Proust à la recherche du temps perdu
« Grave incertitude, toutes les fois que l’esprit se sent dépassé par lui-même; quand lui, le chercheur, est tout ensemble le pays obscur où il doit chercher et où tout son bagage ne lui sera de rien. Chercher ? pas seulement : créer. Il est en face de quelque chose qui n’est pas encore et que seul il peut réaliser, puis faire entrer dans sa lumière.

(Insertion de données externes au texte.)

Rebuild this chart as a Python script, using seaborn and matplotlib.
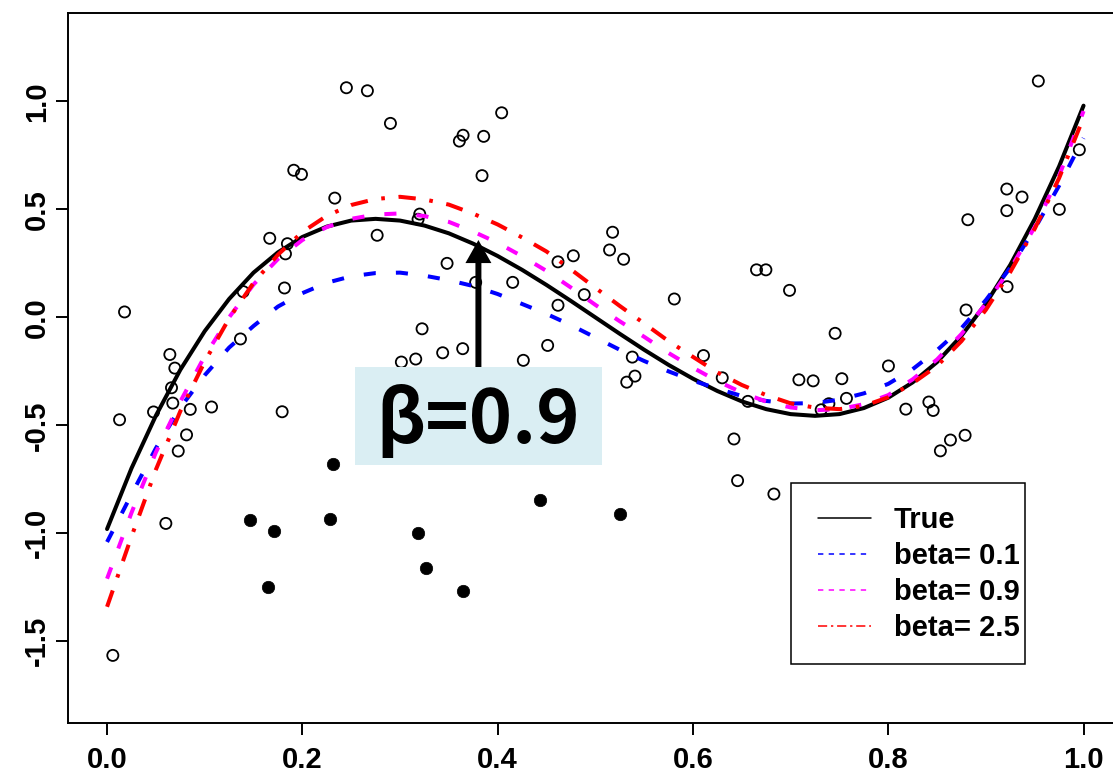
import numpy as np
import pandas as pd
import matplotlib
matplotlib.use("Agg")
import matplotlib.pyplot as plt
from matplotlib.lines import Line2D
from matplotlib.patches import Rectangle
import seaborn as sns

# ---------------- data ----------------
curve_x = [0.0, 0.025, 0.05, 0.075, 0.1, 0.125, 0.15, 0.175, 0.2, 0.225, 0.25, 0.275,
           0.3, 0.325, 0.35, 0.375, 0.4, 0.425, 0.45, 0.475, 0.5, 0.525, 0.55, 0.575,
           0.6, 0.625, 0.65, 0.675, 0.7, 0.725, 0.75, 0.775, 0.8, 0.825, 0.85, 0.875,
           0.9, 0.925, 0.95, 0.975, 1.0]
true_y = [-0.98, -0.699, -0.455, -0.243, -0.064, 0.085, 0.207, 0.301, 0.372, 0.420, 0.448, 0.456,
          0.448, 0.425, 0.389, 0.341, 0.284, 0.220, 0.150, 0.076, 0.0, -0.076, -0.150, -0.220,
          -0.284, -0.341, -0.389, -0.425, -0.448, -0.456, -0.448, -0.420, -0.372, -0.301, -0.207, -0.085,
          0.064, 0.243, 0.455, 0.699, 0.98]
beta01_y = [-1.04, -0.82, -0.606, -0.418, -0.268, -0.14, -0.04, 0.05, 0.112, 0.16, 0.19, 0.205,
            0.207, 0.193, 0.172, 0.145, 0.108, 0.062, 0.016, -0.036, -0.093, -0.15, -0.202, -0.25,
            -0.293, -0.33, -0.364, -0.387, -0.399, -0.397, -0.381, -0.352, -0.308, -0.24, -0.152, -0.05,
            0.08, 0.23, 0.41, 0.61, 0.83]
beta09_y = [-1.21, -0.905, -0.625, -0.39, -0.18, 0.0, 0.152, 0.27, 0.358, 0.418, 0.456, 0.476,
            0.481, 0.469, 0.442, 0.397, 0.345, 0.283, 0.215, 0.138, 0.058, -0.018, -0.09, -0.165,
            -0.233, -0.295, -0.348, -0.39, -0.417, -0.43, -0.425, -0.402, -0.36, -0.287, -0.195, -0.077,
            0.063, 0.225, 0.418, 0.655, 0.955]
beta25_y = [-1.34, -1.015, -0.705, -0.435, -0.205, -0.005, 0.16, 0.29, 0.395, 0.47, 0.52, 0.548,
            0.558, 0.546, 0.522, 0.48, 0.43, 0.37, 0.305, 0.222, 0.137, 0.053, -0.028, -0.11,
            -0.183, -0.255, -0.313, -0.36, -0.398, -0.418, -0.425, -0.41, -0.37, -0.305, -0.225, -0.11,
            0.035, 0.21, 0.41, 0.645, 0.925]

open_x = [0.0059, 0.0128, 0.0179, 0.0476, 0.0602, 0.0643, 0.0694, 0.0660, 0.0673, 0.0852,
          0.1070, 0.0814, 0.0729, 0.1793, 0.1366, 0.1394, 0.1817, 0.1666, 0.1847, 0.1827,
          0.1912, 0.1991, 0.2332, 0.2451, 0.2666, 0.2902, 0.4041, 0.3646, 0.3608, 0.3857,
          0.3840, 0.3202, 0.3185, 0.2766, 0.5177, 0.5146, 0.5290, 0.4775, 0.4618, 0.4887,
          0.4618, 0.3482, 0.3775, 0.4154, 0.3226, 0.4512, 0.3437, 0.3642, 0.5379, 0.3014,
          0.3161, 0.4263, 0.5406, 0.5322, 0.6651, 0.6747, 0.6989, 0.5809, 0.6108, 0.7456,
          0.6300, 0.6563, 0.6420, 0.6457, 0.6829, 0.7085, 0.7231, 0.7525, 0.8002, 0.7572,
          0.7392, 0.7313, 0.8180, 0.9537, 0.9957, 0.9214, 0.9370, 0.9214, 0.8815, 0.9752,
          0.9217, 0.8797, 0.8416, 0.8460, 0.8787, 0.8637, 0.8534]
open_y = [-1.565, -0.474, 0.025, -0.438, -0.954, -0.172, -0.235, -0.326, -0.397, -0.426,
          -0.415, -0.544, -0.619, -0.437, -0.100, 0.119, 0.136, 0.366, 0.341, 0.294,
          0.681, 0.662, 0.552, 1.063, 1.049, 0.898, 0.947, 0.843, 0.816, 0.838,
          0.656, 0.478, 0.454, 0.380, 0.394, 0.312, 0.269, 0.285, 0.257, 0.105,
          0.056, 0.250, 0.162, 0.162, -0.053, -0.130, -0.164, -0.145, -0.184, -0.207,
          -0.193, -0.199, -0.272, -0.300, 0.220, 0.220, 0.125, 0.085, -0.177, -0.074,
          -0.280, -0.389, -0.563, -0.756, -0.818, -0.289, -0.294, -0.284, -0.225, -0.375,
          -0.400, -0.428, -0.425, 1.094, 0.776, 0.594, 0.557, 0.494, 0.452, 0.500,
          0.142, 0.034, -0.392, -0.431, -0.546, -0.568, -0.618]

outlier_x = [0.2315, 0.1459, 0.1707, 0.2285, 0.1650, 0.4434, 0.5253, 0.3188, 0.3270, 0.3649]
outlier_y = [-0.681, -0.940, -0.989, -0.934, -1.247, -0.846, -0.909, -0.997, -1.159, -1.267]

x_ticks = [0.0, 0.2, 0.4, 0.6, 0.8, 1.0]
x_ticklabels = ["0.0", "0.2", "0.4", "0.6", "0.8", "1.0"]
y_ticks = [-1.5, -1.0, -0.5, 0.0, 0.5, 1.0]
y_ticklabels = ["-1.5", "-1.0", "-0.5", "0.0", "0.5", "1.0"]

legend_labels = ["True", "beta= 0.1", "beta= 0.9", "beta= 2.5"]
annotation_text = "\u03b2=0.9"

# ---------------- style ----------------
sns.set_style("ticks")
plt.rcParams['font.family'] = ['Liberation Sans', 'DejaVu Sans']
plt.rcParams['font.weight'] = 'bold'
plt.rcParams['text.color'] = 'black'
plt.rcParams['axes.edgecolor'] = 'black'
plt.rcParams['xtick.color'] = 'black'
plt.rcParams['ytick.color'] = 'black'

W, H = 1113, 777
fig = plt.figure(figsize=(W / 100, H / 100), dpi=100)
ax = fig.add_axes([68 / W, 54 / H, (1122.6 - 68) / W, 710 / H])

# points
sns.scatterplot(x=open_x, y=open_y, ax=ax, marker='o', s=64, color='black',
                edgecolor='black', linewidth=1.3, zorder=2)
ax.collections[-1].set_facecolor('none')
sns.scatterplot(x=outlier_x, y=outlier_y, ax=ax, marker='o', s=80, color='black',
                edgecolor='black', linewidth=0.5, zorder=2)

# curves
LW = 2.9
sns.lineplot(x=curve_x, y=true_y, ax=ax, color='black', lw=LW, estimator=None,
             sort=False, zorder=3)
sns.lineplot(x=curve_x, y=beta01_y, ax=ax, color='#0000FF', lw=LW, estimator=None,
             sort=False, linestyle=(0, (3.0, 5.0)), zorder=3)
sns.lineplot(x=curve_x, y=beta09_y, ax=ax, color='#FF00FF', lw=LW, estimator=None,
             sort=False, linestyle=(0, (3.0, 5.0)), zorder=3)
sns.lineplot(x=curve_x, y=beta25_y, ax=ax, color='#FF0000', lw=LW, estimator=None,
             sort=False, linestyle=(0, (4.3, 3.4, 0.9, 3.4)), zorder=3)

ax.set_xlim(-0.04, 1.04)
ax.set_ylim(-1.878, 1.409)

ax.set_xticks(x_ticks)
ax.set_xticklabels(x_ticklabels, fontsize=21, fontweight='bold')
ax.set_yticks(y_ticks)
ax.set_yticklabels(y_ticklabels, fontsize=21, fontweight='bold', rotation=90,
                   va='center')
ax.tick_params(axis='both', direction='out', length=8.5, width=1.4, color='black')
ax.tick_params(axis='x', pad=8)
ax.tick_params(axis='y', pad=4)
for sp in ax.spines.values():
    sp.set_visible(True)
    sp.set_linewidth(1.4)
    sp.set_color('black')
ax.set_xlabel("")
ax.set_ylabel("")

# annotation box + arrow
ax.annotate("", xy=(0.3803, 0.358), xytext=(0.3803, -0.30),
            arrowprops=dict(width=4.3, headwidth=18.7, headlength=16.6,
                            facecolor='black', edgecolor='black', lw=0, shrink=0),
            zorder=4)
ax.add_patch(Rectangle((0.2544, -0.684), 0.2528, 0.454, facecolor='#DAEEF3',
                       edgecolor='none', zorder=5))
ax.text(0.3803, -0.582, annotation_text, ha='center', va='baseline', fontsize=53,
        fontweight='bold', color='black', family=['Noto Sans CJK JP', 'DejaVu Sans'], zorder=6)

# legend
handles = [
    Line2D([], [], color='black', lw=1.1),
    Line2D([], [], color='#0000FF', lw=1.1, linestyle=(0, (3.5, 3.5))),
    Line2D([], [], color='#FF00FF', lw=1.1, linestyle=(0, (3.5, 3.5))),
    Line2D([], [], color='#FF0000', lw=1.1, linestyle=(0, (6, 2.5, 1.5, 2.5))),
]
leg = ax.legend(handles, legend_labels, loc='center left',
                bbox_to_anchor=(818 / W, (777 - 574) / H), bbox_transform=fig.transFigure,
                frameon=False, borderpad=0, borderaxespad=0, handlelength=1.8,
                handletextpad=0.8, labelspacing=0.28,
                prop={'size': 21, 'weight': 'bold', 'family': ['Liberation Sans', 'DejaVu Sans']})
for t in leg.get_texts():
    t.set_color('black')
fig.add_artist(Rectangle((791 / W, (777 - 664) / H), (1025 - 791) / W, (664 - 483) / H,
                         transform=fig.transFigure, fill=False, edgecolor='black',
                         linewidth=1.1, zorder=10))

fig.savefig("out.png", dpi=100)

Dans son œuvre A la Recherche du Temps Perdu, Proust, à travers des digressions qui n’en n’ont que l’apparence, nous convoque en réalité de façon récurrente à une réflexion prégnante sur la nature de sa recherche, son origine, ses modalités, son but ultime. Tout commence, on le sait, à la suite d’un fait a priori anodin - la dégustation d’une madeleine,- que le narrateur décrit pourtant d’un point de vue quasi scientifique et qu’il nommera par la suite « expérience de mémoire involontaire ». Nous ne sommes qu’au tout début de l’œuvre, mais déjà rien ne sera plus comme avant. L’innocente madeleine a provoqué chez le narrateur un appel profond, une prise de conscience dramatique, dont la complexité et l’enjeu sont ainsi évoqués : « Grave incertitude, toutes les fois que l’esprit se sent dépassé par lui-même ; quand lui, le chercheur, est tout ensemble le pays obscur où il doit chercher et où tout son bagage ne lui sera de rien. Chercher ? Pas seulement : créer. Il est en face de quelque chose qui n’est pas encore et que seul il peut réaliser, puis faire entrer dans sa lumière. » En quelques lignes à peine, nous voici nous aussi entraînés dans cette énigme et cette quête, l’auteur a instillé en nous le trouble, l’incertitude, l’anxiété presque, qu’on ressent quasiment physiquement dans cette phrase qui se questionne elle-même.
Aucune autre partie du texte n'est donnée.